Nick Clegg, the Deputy Prime Minister, wants to see "social investment move from the margins to the mainstream".
Speaking yesterday at the launch of a report on early intervention in children’s services by the Labour MP Graham Allen, Clegg said the coalition was "expanding its thinking" on social investment.
He said the government would next month launch a paper outlining its strategy for social investment. He called on the City to use its expertise to develop the social finance market.
"We are gladly building here on work undertaken by the previous government," he said. "But we are determined to go further and faster, in terms of creating a genuine movement for social investment."
He said the government was interested in promoting new forms of social investment in areas such as children’s early years, work with repeat offenders and intervening with problem families.

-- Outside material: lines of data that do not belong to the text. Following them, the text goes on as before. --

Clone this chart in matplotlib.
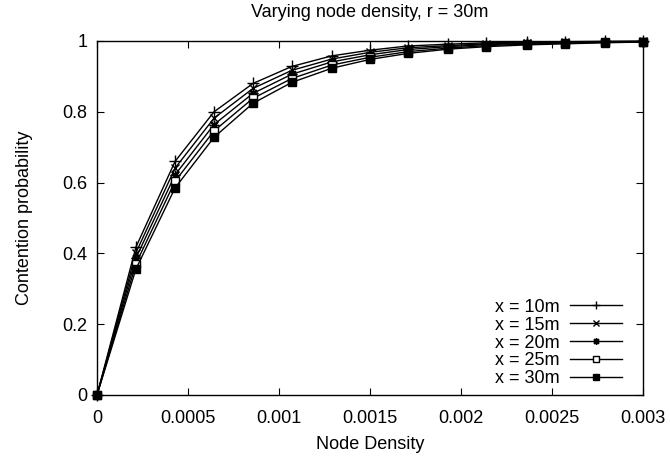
import matplotlib
matplotlib.use("Agg")
import matplotlib.pyplot as plt

plt.rcParams['font.family'] = ['Liberation Sans', 'DejaVu Sans']

# node density samples
density = [0, 0.000214, 0.000429, 0.000643, 0.000857, 0.00107, 0.00129, 0.0015,
           0.00171, 0.00193, 0.00214, 0.00236, 0.00257, 0.00279, 0.003]

# contention probability for each x
p_10 = [0, 0.418, 0.660, 0.800, 0.880, 0.928, 0.958, 0.974, 0.986, 0.991, 0.995, 0.997, 0.998, 0.999, 0.9995]
p_15 = [0, 0.402, 0.641, 0.782, 0.866, 0.917, 0.949, 0.968, 0.981, 0.987, 0.992, 0.995, 0.997, 0.998, 0.999]
p_20 = [0, 0.387, 0.622, 0.764, 0.852, 0.906, 0.941, 0.961, 0.976, 0.984, 0.990, 0.993, 0.995, 0.997, 0.998]
p_25 = [0, 0.371, 0.604, 0.746, 0.838, 0.894, 0.932, 0.954, 0.970, 0.980, 0.987, 0.991, 0.994, 0.996, 0.9975]
p_30 = [0, 0.356, 0.585, 0.728, 0.824, 0.883, 0.923, 0.948, 0.965, 0.977, 0.984, 0.989, 0.992, 0.995, 0.997]

labels = ["x = 10m", "x = 15m", "x = 20m", "x = 25m", "x = 30m"]
xticks = [0, 0.0005, 0.001, 0.0015, 0.002, 0.0025, 0.003]
xtick_labels = ["0", "0.0005", "0.001", "0.0015", "0.002", "0.0025", "0.003"]
yticks = [0, 0.2, 0.4, 0.6, 0.8, 1]
ytick_labels = ["0", "0.2", "0.4", "0.6", "0.8", "1"]

fs = 13

fig = plt.figure(figsize=(6.7, 4.57), dpi=100)
ax = fig.add_axes([0.1448, 0.1357, 0.8149, 0.7746])

# gnuplot style point types
styles = [
    dict(marker='+', ms=8, mew=1.0),
    dict(marker='x', ms=6, mew=1.0),
    dict(marker=(8, 2, 0), ms=7, mew=1.0),
    dict(marker='s', ms=6, mfc='white', mew=1.0),
    dict(marker='s', ms=6, mfc='black', mew=1.0),
]
series = [p_10, p_15, p_20, p_25, p_30]
for ys, lab, st in zip(series, labels, styles):
    ax.plot(density, ys, color='black', lw=1.0, mec='black', label=lab,
            clip_on=False, zorder=3, **st)

ax.set_xlim(0, 0.003)
ax.set_ylim(0, 1)
ax.set_xticks(xticks)
ax.set_xticklabels(xtick_labels)
ax.set_yticks(yticks)
ax.set_yticklabels(ytick_labels)
ax.tick_params(direction='in', top=True, right=True, length=5, labelsize=fs)
ax.tick_params(axis='x', pad=11)
ax.tick_params(axis='y', pad=7)
for s in ax.spines.values():
    s.set_linewidth(1.0)

ax.set_xlabel("Node Density", fontsize=fs, labelpad=6)
ax.set_ylabel("Contention probability", fontsize=fs, labelpad=21)
ax.set_title("Varying node density, r = 30m", fontsize=fs, pad=17)

leg = ax.legend(loc='lower right', bbox_to_anchor=(1, -0.037), frameon=False,
                fontsize=fs, markerfirst=False,
                handlelength=2.9, handletextpad=0.55, labelspacing=0.05,
                borderaxespad=0.75, markerscale=0.7)

fig.savefig("out.png", dpi=100)
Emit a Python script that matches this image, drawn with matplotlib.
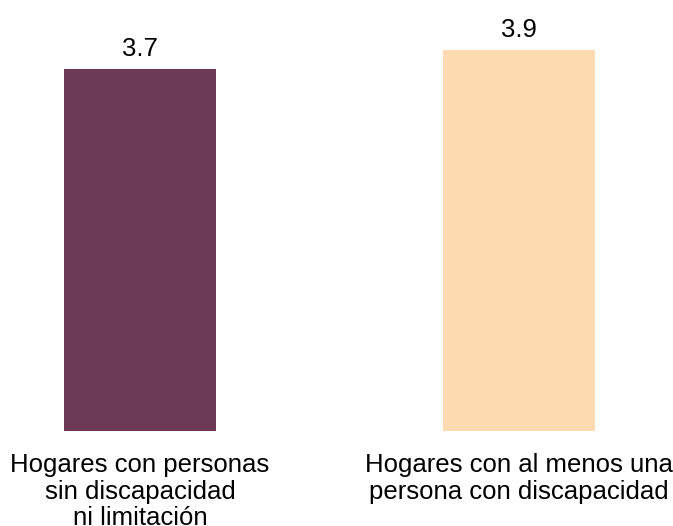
import matplotlib.pyplot as plt

plt.rcParams['font.family'] = ['Liberation Sans', 'DejaVu Sans']

# Data
categories = ['Hogares con personas\nsin discapacidad\nni limitación',
              'Hogares con al menos una\npersona con discapacidad']
values = [3.7, 3.9]
colors = ['#6d3a56', '#fddab0']

fig = plt.figure(figsize=(6.73, 5.26), dpi=100)
ax = fig.add_axes([0, 0.1806, 1, 0.8194])

x = list(range(len(categories)))
bars = ax.bar(x, values, width=0.40, color=colors)
ax.bar_label(bars, labels=[f'{v:.1f}' for v in values], padding=6, fontsize=18.5)

ax.set_xlim(-0.369, 1.406)
ax.set_ylim(0, 4.41)
ax.set_xticks(x)
ax.set_xticklabels(categories, fontsize=18.5, linespacing=1.13)
ax.tick_params(axis='x', length=0, pad=16)
ax.set_yticks([])
for s in ax.spines.values():
    s.set_visible(False)

plt.savefig('out.png', dpi=100)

"The challenge is to find creative ways to bridge the gap between the initial investment and the long-term returns," he said.

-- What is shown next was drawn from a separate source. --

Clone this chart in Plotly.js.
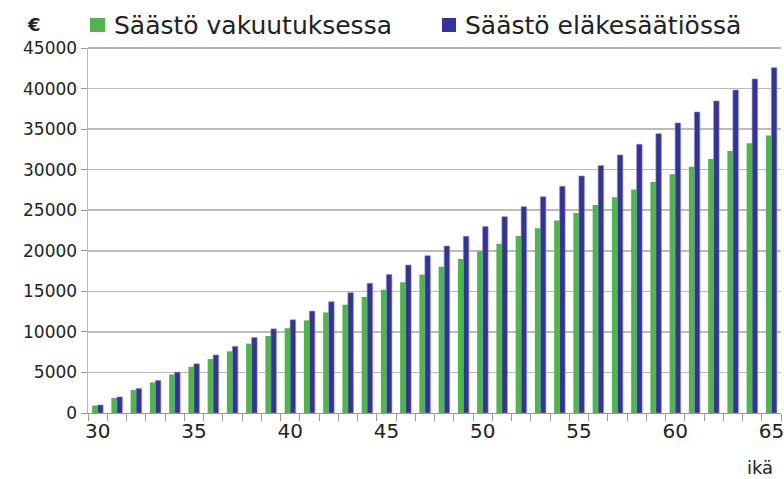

"In the City of London we have one of the most innovative financial services centres in the world. Social investment is an area where the expertise of the financial services industry could be usefully deployed."
Later this year, Allen will launch a second report on the funding of early intervention with children.
One of the main proposals for funding early intervention programmes is through investment by charitable foundations and philanthropists in social impact bonds, where the government pays out according to charities’ results, but with the risk taken by third-party investors.
A pilot of the social impact bond is currently being run to reduce re-offending among prisoners at Peterborough Prison.